The online forms started to reappear on county elections sites Thursday.
It’s unclear how many people were inconvenienced by the temporary closure of the online system, which is provided by vendor VR Systems. There are no statewide elections scheduled this year, although several municipalities have upcoming elections, including a primary in St. Petersburg on Aug. 24.
Some voting advocates said the downtime likely impeded some voters and argued that this issue is just one small example of unintended consequences that could crop up as Florida works to implement its new voting law.
The forms’ unavailability had “a negative impact on a lot of very busy people who may not have a great deal of time to round back and try another method,” League of Women Voters of Florida President Cecile Scoon said Wednesday.
Scoon said election supervisors and voter advocacy groups are working to figure out what changes need to be made to comply with the voting law, Senate bill 90.
The new law, signed by Gov. Ron DeSantis on May 6, limits the use of drop boxes to early voting hours and requires the boxes be monitored in person. It also requires voters to annually renew their request for vote-by-mail ballots and provide more identification information to get one, limits the number of ballots individuals can possess and expands access for partisan observers, among other changes.

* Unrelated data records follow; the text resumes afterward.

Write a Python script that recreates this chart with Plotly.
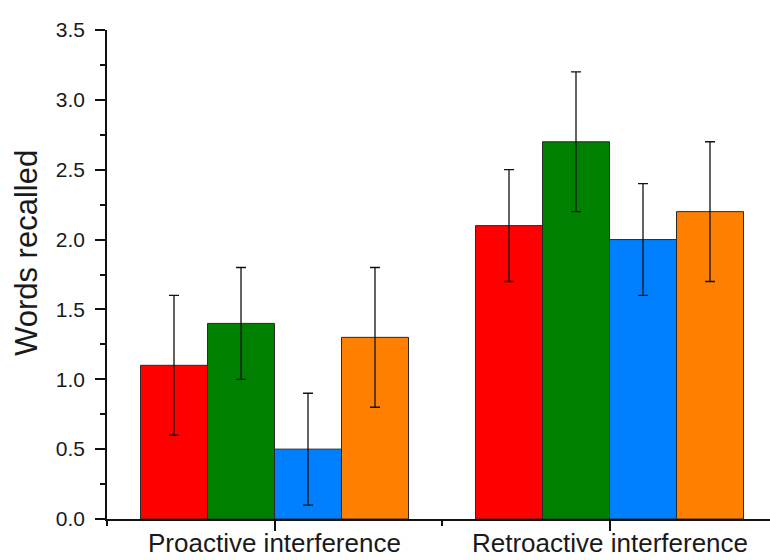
import plotly.graph_objects as go

categories = ["Proactive interference", "Retroactive interference"]
cat_pos = [1, 2]
series_names = ["Condition 1", "Condition 2", "Condition 3", "Condition 4"]
series_values = [
    [1.1, 2.1],
    [1.4, 2.7],
    [0.5, 2.0],
    [1.3, 2.2],
]
series_errors = [
    [0.5, 0.4],
    [0.4, 0.5],
    [0.4, 0.4],
    [0.5, 0.5],
]
series_colors = ["#FF0000", "#008000", "#0080FF", "#FF8000"]
y_ticks = [0.0, 0.5, 1.0, 1.5, 2.0, 2.5, 3.0, 3.5]

FONT = "Liberation Sans, Arial, sans-serif"
TXT = "#1a1a1a"

fig = go.Figure()
for name, vals, errs, col in zip(series_names, series_values, series_errors, series_colors):
    fig.add_trace(go.Bar(
        x=cat_pos, y=vals, name=name,
        marker=dict(color=col, line=dict(color="#2a2a2a", width=1)),
        error_y=dict(type="data", array=errs, visible=True, color="#111111",
                     thickness=1.3, width=5),
        showlegend=False,
    ))

fig.update_layout(
    width=770, height=560,
    margin=dict(l=107, r=0, t=30, b=41),
    paper_bgcolor="white", plot_bgcolor="white",
    barmode="group", bargap=0.2, bargroupgap=0,
    font=dict(family=FONT, color=TXT),
)
fig.update_xaxes(
    range=[0.5, 0.5 + 663 / 335], automargin=False,
    tickmode="array", tickvals=cat_pos, showticklabels=False,
    ticks="outside", ticklen=10, tickwidth=1.5, tickcolor="#111",
    showline=True, linecolor="#111", linewidth=1.5,
    showgrid=False, zeroline=False,
    minor=dict(tickmode="array", tickvals=[0.5, 1.5, 2.5], ticks="outside",
               ticklen=5, tickwidth=1.5, tickcolor="#111", showgrid=False),
)
fig.update_yaxes(
    range=[0, 3.5], automargin=False,
    tickmode="array", tickvals=y_ticks, ticktext=[f"{v:.1f}" for v in y_ticks],
    tickfont=dict(size=21, color=TXT, family=FONT),
    ticks="outside", ticklen=10, tickwidth=1.5, tickcolor="#111",
    ticklabelstandoff=6,
    showline=True, linecolor="#111", linewidth=1.5,
    showgrid=False, zeroline=False,
    minor=dict(tickmode="linear", tick0=0.25, dtick=0.5, ticks="outside",
               ticklen=5, tickwidth=1.5, tickcolor="#111", showgrid=False),
)
for pos, label in zip(cat_pos, categories):
    fig.add_annotation(
        text=label, xref="x", yref="paper", x=pos, y=(519 - 543) / 489,
        xanchor="center", yanchor="middle", showarrow=False,
        font=dict(size=26, color=TXT, family=FONT),
    )
fig.add_annotation(
    text="Words recalled", textangle=-90,
    xref="paper", yref="paper", x=-81 / 663, y=(519 - 253) / 489,
    xanchor="center", yanchor="middle", showarrow=False,
    font=dict(size=31, color=TXT, family=FONT),
)

fig.write_html("out.html")
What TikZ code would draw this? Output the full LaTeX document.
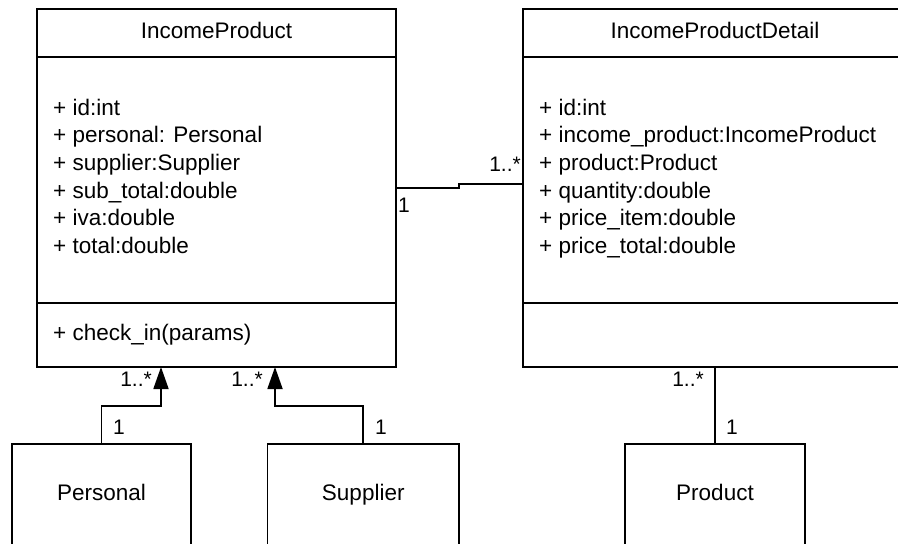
\documentclass[tikz,border=0pt]{standalone}
\usepackage{fontspec}
\setmainfont{Liberation Sans}
\usetikzlibrary{arrows.meta}
\begin{document}
\begin{tikzpicture}[x=1pt,y=-1pt,
  box/.style={draw=black, line width=1.8pt, inner sep=0pt, outer sep=0pt, anchor=north west},
  txt/.style={font=\fontsize{22.5}{27}\selectfont, inner sep=0pt, text=black},
  lbl/.style={font=\fontsize{21}{25}\selectfont, inner sep=0pt, text=black},
  conn/.style={line width=1.8pt},
  assoc/.style={conn, -{Triangle[length=22pt,width=15pt]}}
]
\useasboundingbox (0,0) rectangle (898,544);
% IncomeProduct
\node[box, minimum width=359pt, minimum height=48pt] (ipT) at (37,9) {};
\node[box, minimum width=359pt, minimum height=246pt] (ipA) at (37,57) {};
\node[box, minimum width=359pt, minimum height=64pt] (ipO) at (37,303) {};
\node[txt, anchor=base] (ipTt) at (216.5,38.5) {IncomeProduct};
\foreach \t [count=\i from 0] in {+ id:int, + personal: Personal, + supplier:Supplier, + sub\_total:double, + iva:double, + total:double}
  \node[txt, anchor=base west] (ipa\i) at (53,115+27.7*\i) {\t};
\node[txt, anchor=base west] (ipo0) at (53,340) {+ check\_in(params)};
% IncomeProductDetail
\node[box, minimum width=384pt, minimum height=48pt] (ipdT) at (523,9) {};
\node[box, minimum width=384pt, minimum height=246pt] (ipdA) at (523,57) {};
\node[box, minimum width=384pt, minimum height=64pt] (ipdO) at (523,303) {};
\node[txt, anchor=base] (ipdTt) at (715,38.5) {IncomeProductDetail};
\foreach \t [count=\i from 0] in {+ id:int, + income\_product:IncomeProduct, + product:Product, + quantity:double, + price\_item:double, + price\_total:double}
  \node[txt, anchor=base west] (ipda\i) at (539,115+27.7*\i) {\t};
% bottom classes
\node[box, minimum width=179pt, minimum height=120pt] (pers) at (12,444) {};
\node[box, minimum width=191.5pt, minimum height=120pt] (sup) at (267.5,444) {};
\node[box, minimum width=180pt, minimum height=120pt] (prod) at (625,444) {};
\node[txt, anchor=base] (persT) at (101.5,500) {Personal};
\node[txt, anchor=base] (supT) at (363.25,500) {Supplier};
\node[txt, anchor=base] (prodT) at (715,500) {Product};
% association IncomeProduct -- IncomeProductDetail
\coordinate (j1) at (459,188);
\coordinate (j2) at (459,184.3);
\draw[conn] (ipA.east |- j1) -- (j1) -- (j2) -- (ipdA.west |- j2);
\node[lbl, anchor=base west] (m1) at (398,212) {1};
\node[lbl, anchor=base east] (m2) at (521,171.5) {1..*};
% Personal -> IncomeProduct
\coordinate (pj) at (161,406);
\draw[assoc] (pers.north) |- (pj) -- (pj |- ipO.south);
\node[lbl, anchor=base east] (m3) at (152,386) {1..*};
\node[lbl, anchor=base west] (m4) at (113,434) {1};
% Supplier -> IncomeProduct
\coordinate (sj) at (275,406);
\draw[assoc] (sup.north) |- (sj) -- (sj |- ipO.south);
\node[lbl, anchor=base east] (m5) at (263,386) {1..*};
\node[lbl, anchor=base west] (m6) at (375,434) {1};
% Product -- IncomeProductDetail
\draw[conn] (prod.north) -- (prod.north |- ipdO.south);
\node[lbl, anchor=base east] (m7) at (704,386) {1..*};
\node[lbl, anchor=base west] (m8) at (726,434) {1};
\end{tikzpicture}
\end{document}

The League of Women Voters of Florida is one of the groups that has sued the state over the new voting legislation, alleging it deliberately and disproportionately impacts elderly voters, voters with disabilities, students and communities of color. Scoon also complained that the law was rushed into passage, leading to confusion over what the law requires election supervisors and groups registering voters to do.
One of the provisions of the law requires voters requesting vote-by-mail ballots to provide personal identification information — a license number, Florida ID card number or the last four digits of a social security number — that matches their voter registration.
The online vote-by-mail request form didn’t previously include space for voters to securely submit that information. The system was taken offline shortly after the new law became effective in May.
“There were complex changes needed in the elections software which took time to plan, build, test and deploy,” VR Systems’ Chief Operating Officer Ben Martin said. The Tallahassee-based company provides election administration services to nearly every county in Florida.
Voters across Florida could still request mail ballots through other means while the online request form was unavailable. In Pinellas County, that included calls, emails and in-person delivery, according to deputy elections supervisor Dustin Chase.
The Pinellas County elections site had the updated VR Systems online mail ballot request form running by midday Thursday. The request page had been visited nearly 1,300 times in July while it wasn’t functioning, Chase said. Over 700,000 people are registered to vote in the county, according to the election supervisor’s website.
Voters who provide personal identification information that is accurate but doesn’t match what is listed on their voter registration will receive an error while using the online mail ballot request form, Chase said.
“You will have to call our office or contact us another way,” he said, adding that Pinellas voters can also update their voter registration online.
Though Pasco County’s online vote-by-mail ballot request form was not available Friday, elections supervisor Brian Corley told the Times earlier this week that there had been “no disruption.”
“It states right on the website that a voter can call our office and we will assist them,” Corley wrote in a text.
As of midday Friday, the Hillsborough County Supervisor of Elections site also did not have the online form available, but did offer a printable form that could be returned via email.
Still, the more accessible elections can be, the better, said Ricardo Negron-Almodovar, Florida campaign manager for voting rights group All Voting Is Local.
“Not everyone has the means to go in person to request a vote-by-mail ballot, or they might not feel safe doing so. Having this option makes voting accessible,” Negron-Almodovar said.
A spokesperson with the Florida Department of State, which includes the Division of Elections, did not respond to calls and an email earlier this week requesting comment.
The last day for St. Petersburg voters to request a mail ballot for the Aug. 24 primary is Aug. 14. The mayoral race is on the ballot, as are three City Council races.